The co-chairs of the Subcommittee on Space and Aeronautics of the U.S. House of Representatives Science, Space & Technology Committee were cheerleaders for the use of nuclear power in space at a hearing at which they presided over last week titled “Accelerating Deep Space Travel with Space Nuclear Propulsion.”
The advocacy of Representatives Don Beyer and Eddie Bernice Johnson for nukes in space was strongly criticized in a subsequent interview by Bruce Gagnon, coordinator of the Global Network Against Weapons and Nuclear Power in Space.
Representative Don Beyer opened the October 20th hearing in Washington by declaring: “Space nuclear propulsion can produce thrust far more efficiently than conventional chemical systems, allowing for shorter tip times to Mars. Why does this matter? One reason is that shortening the trip reduces the risk of space radiation exposure to our astronauts.”
Representative Eddie Bernice Johnson of Texas stated: “For decades, the space community has identified nuclear propulsion as a required and enabling technology for our human exploration goals. Even the best chemical propulsion capabilities of today mean long travel times to and from Mars.”
Witnesses testifying before the subcommittee included those from the aerospace industry including Michael French, vice president for space systems of the Aerospace Industries Association. He said his association “is proud to represent the largest and most diverse coalition of aerospace companies in the United States, an industry that generates $909 billion in economic output and supports 2.1 million employees across the country.”
There were no witnesses invited to the hearing who are critical of the use of nuclear power in space. Gagnon has been coordinator of the Global Network Against Weapons and Nuclear Power in Space since its formation in 1992. Based in Maine, it is the leading international organization opposing the use of nuclear power in space through protests, an annual “Space for Peace Week” and lawsuits through the years.

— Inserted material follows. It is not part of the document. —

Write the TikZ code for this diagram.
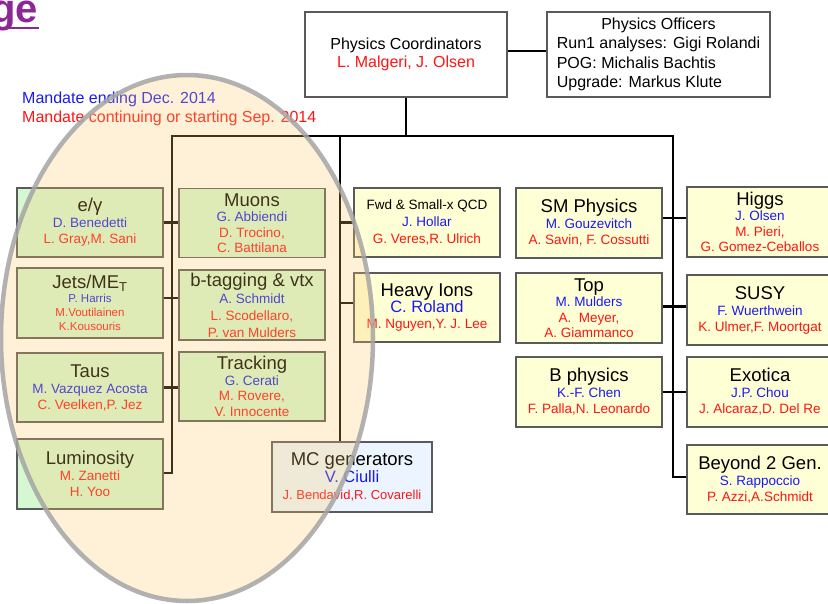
\documentclass[tikz,border=0pt]{standalone}
\usepackage{fontspec}
\setmainfont{Liberation Sans}
\definecolor{bordergray}{RGB}{90,90,90}
\definecolor{boxgreen}{RGB}{213,248,210}
\definecolor{boxyellow}{RGB}{255,255,213}
\definecolor{boxblue}{RGB}{236,245,255}
\definecolor{nameblue}{RGB}{25,25,245}
\definecolor{namered}{RGB}{255,20,20}
\definecolor{ovalfill}{RGB}{251,199,103}
\definecolor{ovalline}{RGB}{165,165,165}
\definecolor{titlepurple}{RGB}{140,40,150}
\newcommand{\boxhead}[1]{{\fontsize{18.5}{20}\selectfont #1}}
\newcommand{\bluename}[1]{{\color{nameblue}#1}}
\newcommand{\redname}[1]{{\color{namered}#1}}
\begin{document}
\begin{tikzpicture}[x=1pt,y=-1pt,
  box/.style={draw=bordergray, line width=1.1pt, minimum width=146pt, minimum height=69pt,
    inner sep=0pt, align=center, font=\fontsize{13.5}{16}\selectfont},
  gbox/.style={box, fill=boxgreen},
  ybox/.style={box, fill=boxyellow},
  link/.style={line width=2.7pt, draw=black, line join=miter}
]
\useasboundingbox (0,0) rectangle (828,603);

% title fragment
\node[anchor=base east, inner sep=0pt, text=titlepurple, font=\fontsize{40}{40}\selectfont\bfseries] (ttl) at (38,22) {ge};
\draw[titlepurple, line width=2.2pt] (ttl.base west |- 0,28) -- (39,28);

% legend
\node[anchor=base west, inner sep=0pt, text=nameblue, font=\fontsize{16}{19}\selectfont] (leg1) at (22,103) {Mandate ending Dec. 2014};
\node[anchor=base west, inner sep=0pt, text=namered, font=\fontsize{16}{19}\selectfont] (leg2) at (22,122) {Mandate continuing or starting Sep. 2014};

% top boxes
\node[box, minimum width=202pt, minimum height=85pt, fill=white, font=\fontsize{16}{18.5}\selectfont] (coord) at (406,54.5)
  {Physics Coordinators\\ \redname{L. Malgeri, J. Olsen}};
\node[box, minimum width=223pt, minimum height=85pt, fill=white, font=\fontsize{16}{19.5}\selectfont] (off) at (658.5,54.5)
  {\renewcommand{\arraystretch}{1}\begin{tabular}{@{}l@{}}\multicolumn{1}{@{}c@{}}{Physics Officers}\\ Run1 analyses: Gigi Rolandi\\ POG: Michalis Bachtis\\ Upgrade: Markus Klute\end{tabular}};

% left (green) boxes
\node[gbox] (eg) at (90,222.5) {\boxhead{e/γ}\\ \bluename{D. Benedetti}\\ \redname{L. Gray,M. Sani}};
\node[gbox, font=\fontsize{13.5}{15.5}\selectfont] (mu) at (252,223) {\boxhead{Muons}\\ \bluename{G. Abbiendi}\\ \redname{D. Trocino,}\\ \redname{C. Battilana}};
\node[gbox, minimum height=70pt, font=\fontsize{11.5}{14}\selectfont] (jet) at (90,303) {\boxhead{Jets/ME\textsubscript{T}}\\ \bluename{P. Harris}\\ \redname{M.Voutilainen}\\ \redname{K.Kousouris}};
\node[gbox, minimum height=70pt, font=\fontsize{13.5}{17}\selectfont] (bt) at (252,305) {\boxhead{b-tagging \& vtx}\\ \bluename{A. Schmidt}\\ \redname{L. Scodellaro,}\\ \redname{P. van Mulders}};
\node[gbox] (tau) at (90,387.5) {\boxhead{Taus}\\ \bluename{M. Vazquez Acosta}\\ \redname{C. Veelken,P. Jez}};
\node[gbox, font=\fontsize{13.5}{15.5}\selectfont] (trk) at (252,386.5) {\boxhead{Tracking}\\ \bluename{G. Cerati}\\ \redname{M. Rovere,}\\ \redname{V. Innocente}};
\node[gbox, minimum height=70pt] (lumi) at (90,474) {\boxhead{Luminosity}\\ \redname{M. Zanetti}\\ \redname{H. Yoo}};

% middle boxes
\node[ybox, font=\fontsize{13.5}{17}\selectfont] (fwd) at (427,222.5) {\color{black}Fwd \& Small-x QCD\\ \bluename{J. Hollar}\\ \redname{G. Veres,R. Ulrich}};
\node[ybox] (hi) at (427,307.5) {\boxhead{Heavy Ions}\\ {\fontsize{16.5}{19}\selectfont\bluename{C. Roland}}\\ \redname{M. Nguyen,Y. J. Lee}};
\node[box, fill=boxblue, minimum width=160pt, minimum height=70pt, font=\fontsize{13}{17}\selectfont] (mc) at (352,477) {\boxhead{MC generators}\\ {\fontsize{16.5}{19}\selectfont\bluename{V. Ciulli}}\\ \redname{J. Bendavid,R. Covarelli}};

\node[ybox, minimum height=70pt] (sm) at (589,223) {\boxhead{SM Physics}\\ \bluename{M. Gouzevitch}\\ \redname{A. Savin, F. Cossutti}};
\node[ybox, minimum height=70pt, font=\fontsize{13.5}{15.5}\selectfont] (top) at (589,308) {\boxhead{Top}\\ \bluename{M. Mulders}\\ \redname{A.\ \ Meyer,}\\ \redname{A. Giammanco}};
\node[ybox, minimum height=70pt] (bph) at (589,392) {\boxhead{B physics}\\ \bluename{K.-F. Chen}\\ \redname{F. Palla,N. Leonardo}};

% right boxes
\node[ybox, minimum height=70pt, font=\fontsize{13.5}{15.5}\selectfont] (higgs) at (760,222) {\boxhead{Higgs}\\ \bluename{J. Olsen}\\ \redname{M. Pieri,}\\ \redname{G. Gomez-Ceballos}};
\node[ybox, minimum height=70pt] (susy) at (760,310) {\boxhead{SUSY}\\ \bluename{F. Wuerthwein}\\ \redname{K. Ulmer,F. Moortgat}};
\node[ybox, minimum height=70pt] (exo) at (760,392) {\boxhead{Exotica}\\ \bluename{J.P. Chou}\\ \redname{J. Alcaraz,D. Del Re}};
\node[ybox] (bey) at (760,479.5) {\boxhead{Beyond 2 Gen.}\\ \bluename{S. Rappoccio}\\ \redname{P. Azzi,A.Schmidt}};

% bus coordinates
\coordinate (bL) at (172,136);
\coordinate (bM) at (340,136);
\coordinate (bR) at (673,136);
\coordinate (r2) at (172,298);
\coordinate (r5) at (340,303);
\coordinate (r6) at (673,218);
\coordinate (r7) at (673,306.5);

% connectors
\draw[link] ([yshift=3.5pt]coord.east) -- ([yshift=3.5pt]off.west);
\draw[link] (coord.south) -- (coord.south |- bL);
\draw[link] ([yshift=1pt]lumi.east) -| (bL) -- (bR) |- ([yshift=2.5pt]bey.west);
\draw[link] (bM) -- (bM |- mc.north);
\draw[link] (eg.east) -- (eg.east -| mu.west);
\draw[link] (jet.east |- r2) -- (bt.west |- r2);
\draw[link] (tau.east) -- (tau.east -| trk.west);
\draw[link] (bM |- fwd.west) -- (fwd.west);
\draw[link] (r5) -- (hi.west |- r5);
\draw[link] (sm.east |- r6) -- (higgs.west |- r6);
\draw[link] (top.east |- r7) -- (susy.west |- r7);
\draw[link] (bph.east) -- (exo.west);

% highlight oval
\fill[ovalfill, fill opacity=0.26] (187,338) ellipse [x radius=186pt, y radius=263pt];
\draw[ovalline, line width=4.5pt, draw opacity=0.85] (187,338) ellipse [x radius=186pt, y radius=263pt];
\end{tikzpicture}
\end{document}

Said Gagnon: “The recent testimonies by aerospace industry operatives before the House Subcommittee on Space and Aeronautics were quite telling. But even more so were the opening statements by committee co-chairs, both Democrats, who hail from the heavily space-oriented states of Virginia and Texas. Both committee chairs Don Beyer (VA) and Bernice Johnson (TX) enthusiastically endorsed the proposal to continue spending hundreds of millions of dollars annually toward preparation of nuclear reactor flight tests in space.”
“The logic behind this dangerous ‘field test’ is to prepare to send nuclear-powered rockets to Mars,” said Gagnon. “Ostensibly these plans are to protect the ‘safety of our astronauts’ by reducing their exposure to in-space radiation with ‘shorter trips’ to the red planet because nuclear rockets would cut in half the travel time. This is very telling as concern over the safety of a couple of astronauts ‘trumps’ the safety of the Department of Energy workers who will be fabricating these space nuclear devices.”
“We know that over the years the U.S. Department of Energy has a terrible track record of worker and community contamination during these space nukes fabrication processes. One example is the 244 cases of worker contamination at Los Alamos National Laboratory in New Mexico while building the plutonium generators for the 1997 Cassini space probe,” said Gagnon.
“In addition, this concern over astronaut safety also ‘trumps’ the safety of all life on Earth as plans call for the testing of these nuclear rocket engines just over our heads in space,” he said.
“During the testimony of several aerospace industry executives at the hearing they admitted that current regulations that oversee ground testing of these reactors are ‘too restrictive’ because they require the capture and processing of ‘radiologic sources’ in order to ‘reduce contamination.’ Thus, with no regulation of testing in space the powerful alliance of aerospace and nuclear industry is asking Congress to give them a free pass,” Gagnon said.